The blind quotes, though, are not even the worst of it. The New York Times recently revealed that reporters are not merely working on background, they negotiate after interviews what comments may be used and send them to sources for prepublication approval. The sources routinely edit those quotes before turning them back over to news organisations.
As media ethicist Edward Wasserman so aptly put it, "At this point you're no longer talking about an interview; you're talking about a press release … And what happens is Washington becomes no different from Beijing, in terms of reporting what authorities want reported".
Once again, this turns out not to be some sort of rare practice confined to sleazy blogs. It is a sleazy practice embraced by the most venerable journalism institutions, desperate to feed on the scraps offered by official Washington, no matter how degrading and unscrupulous the transaction. One Washington Post reporter was caught sharing an entire draft of a story about Texas learning standards with university of Texas officials.
The backlash was swift. Embarrassed by the revelation, the Post issued updated policies on quote approval and draft-sharing, absolutely forbidding the practices. Absolutely and unequivocally. Except when the reporter and editor agree it's OK.
"We should not allow sources to change what was said in an original interview," said executive editor Marcus Brauchili in a memo, "although accuracy or the risk of losing an on-the-record quote from a crucial source may sometimes require it. A better and more acceptable alternative is to permit a source to add to a quotation and then explain that sequence to readers."
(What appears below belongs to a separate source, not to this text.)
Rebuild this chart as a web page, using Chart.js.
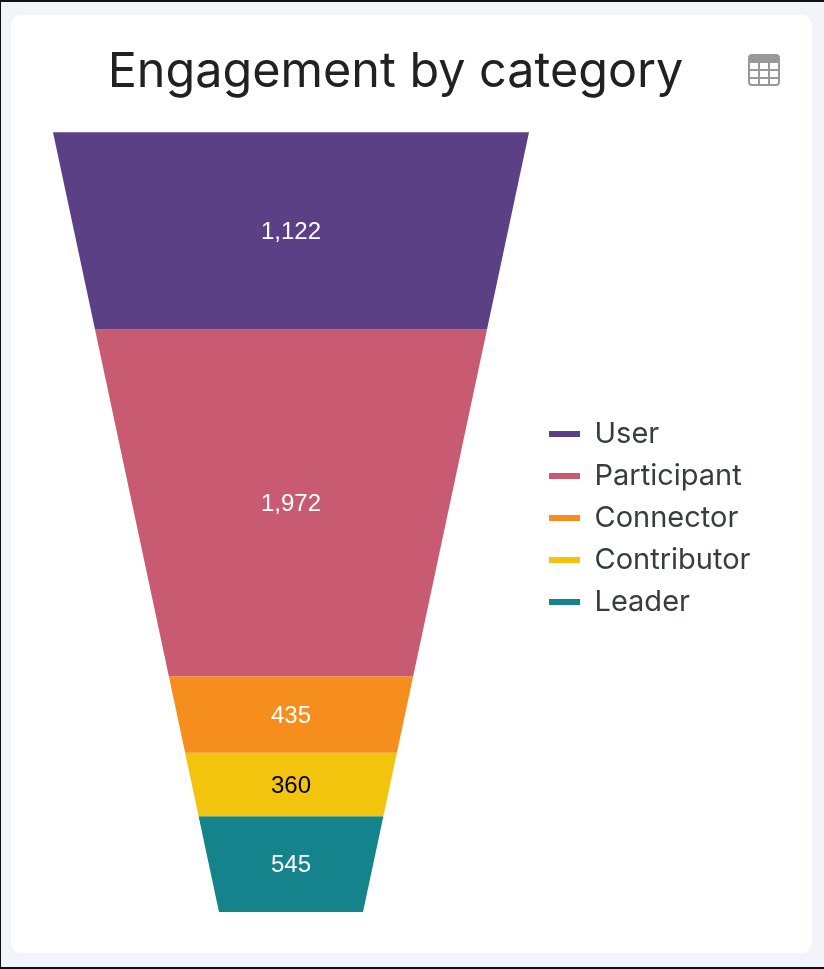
<!DOCTYPE html>
<html>
<head>
<meta charset="utf-8">
<title>Engagement by category</title>
<script src="https://cdn.jsdelivr.net/npm/chart.js@4"></script>
<style>
  html, body { margin:0; padding:0; }
  body { width:824px; height:969px; background:#f3f4f9; position:relative; overflow:hidden; }
  .frame { position:absolute; inset:0; border:solid #111; border-width:2px 0 2px 1px; box-sizing:border-box; pointer-events:none; }
  .card { position:absolute; left:11px; top:15px; width:801px; height:938px; background:#fff; border-radius:11px; }
  canvas { position:absolute; left:0; top:0; }
  .tableIcon { position:absolute; left:748px; top:54px; width:32px; height:32px; }
</style>
</head>
<body>
<div class="card"></div>
<canvas id="funnel" width="824" height="969"></canvas>
<svg class="tableIcon" viewBox="0 0 32 32">
  <rect x="1" y="1" width="30" height="30" rx="3" fill="#fff" stroke="#999" stroke-width="2"/>
  <path d="M3 1h26a2 2 0 0 1 2 2v6H1V3a2 2 0 0 1 2-2z" fill="#999"/>
  <path d="M11 8v23M21 8v23M1 16h30M1 24h30" stroke="#999" stroke-width="2" fill="none"/>
</svg>
<script>
// ----------------- DATA -----------------
const categories = ['User', 'Participant', 'Connector', 'Contributor', 'Leader'];
const values = [1122, 1972, 435, 360, 545];
const colors = ['#5c4085', '#c85a72', '#f68e1e', '#f2c40e', '#14838b'];
const labelColors = ['#fff', '#fff', '#fff', '#000', '#fff'];
// ----------------------------------------

const total = values.reduce((a, b) => a + b, 0);
const topHalf = 238, neckHalf = 72; // funnel half widths at top and bottom

const halfAt = v => topHalf + (neckHalf - topHalf) * (v / total);

// bars give the stacked y scale and the legend, this draws them as funnel slices
const funnelPlugin = {
  id: 'funnelSlices',
  beforeDatasetDraw(chart, args) {
    const { ctx, scales } = chart;
    const i = args.index;
    const from = values.slice(0, i).reduce((a, b) => a + b, 0);
    const to = from + values[i];
    const y0 = scales.y.getPixelForValue(from), y1 = scales.y.getPixelForValue(to);
    const px = v => scales.fx.getPixelForValue(v);
    ctx.save();
    ctx.beginPath();
    ctx.moveTo(px(-halfAt(from)), y0);
    ctx.lineTo(px(halfAt(from)), y0);
    ctx.lineTo(px(halfAt(to)), y1);
    ctx.lineTo(px(-halfAt(to)), y1);
    ctx.closePath();
    ctx.fillStyle = colors[i];
    ctx.fill();
    ctx.restore();
    return false;
  },
  afterDatasetsDraw(chart) {
    const { ctx, scales } = chart;
    ctx.save();
    ctx.font = '24px "Liberation Sans", Arial, sans-serif';
    ctx.textAlign = 'center';
    ctx.textBaseline = 'middle';
    let from = 0;
    values.forEach((v, i) => {
      ctx.fillStyle = labelColors[i];
      const y = scales.y.getPixelForValue(from + v / 2);
      ctx.fillText(v.toLocaleString('en-US'), scales.fx.getPixelForValue(0), y + 1.5);
      from += v;
    });
    ctx.restore();
  }
};

new Chart(document.getElementById('funnel').getContext('2d'), {
  type: 'bar',
  data: {
    labels: ['Engagement'],
    datasets: categories.map((c, i) => ({ label: c, data: [values[i]], backgroundColor: colors[i], borderWidth: 0 }))
  },
  options: {
    responsive: false,
    animation: false,
    layout: { padding: { left: 30.5, right: 63.5, top: 43, bottom: 57 } },
    scales: {
      x: { display: false, stacked: true },
      fx: { type: 'linear', axis: 'x', display: false, offset: false, min: -260.5, max: 245 },
      y: { display: false, stacked: true, reverse: true, min: 0, max: total }
    },
    plugins: {
      tooltip: { enabled: false },
      title: {
        display: true,
        text: 'Engagement by category',
        color: '#212121',
        font: { family: 'Inter, "Open Sans", sans-serif', size: 48.5, weight: 'normal', lineHeight: 1.2 },
        padding: { top: 0, bottom: 31 }
      },
      legend: {
        position: 'right',
        title: { display: true, text: ' ', padding: 0, font: { size: 81, lineHeight: 1 } },
        labels: {
          boxWidth: 31,
          boxHeight: 6,
          padding: 13,
          color: '#373d3f',
          font: { family: 'Inter, "Open Sans", sans-serif', size: 29 }
        }
      }
    }
  },
  plugins: [funnelPlugin]
});
</script>
<div class="frame"></div>
</body>
</html>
You tell 'em, Marcus. Take no prisoners.
Meanwhile, the National Journal and Bloomberg news followed the McClatchey Newspapers Washington bureau in instituting a real ban on quote sharing, as articulated by McClatchey bureau chief Jim Asher: "I make this commitment to our readers, and to our citizens: McClatchy journalists will report fairly and independently. We will not make deals with those in power, regardless of party or philosophy."
Yes, they got scooped on the Romney bus blockbuster. All they have now is their independence. And their dignity.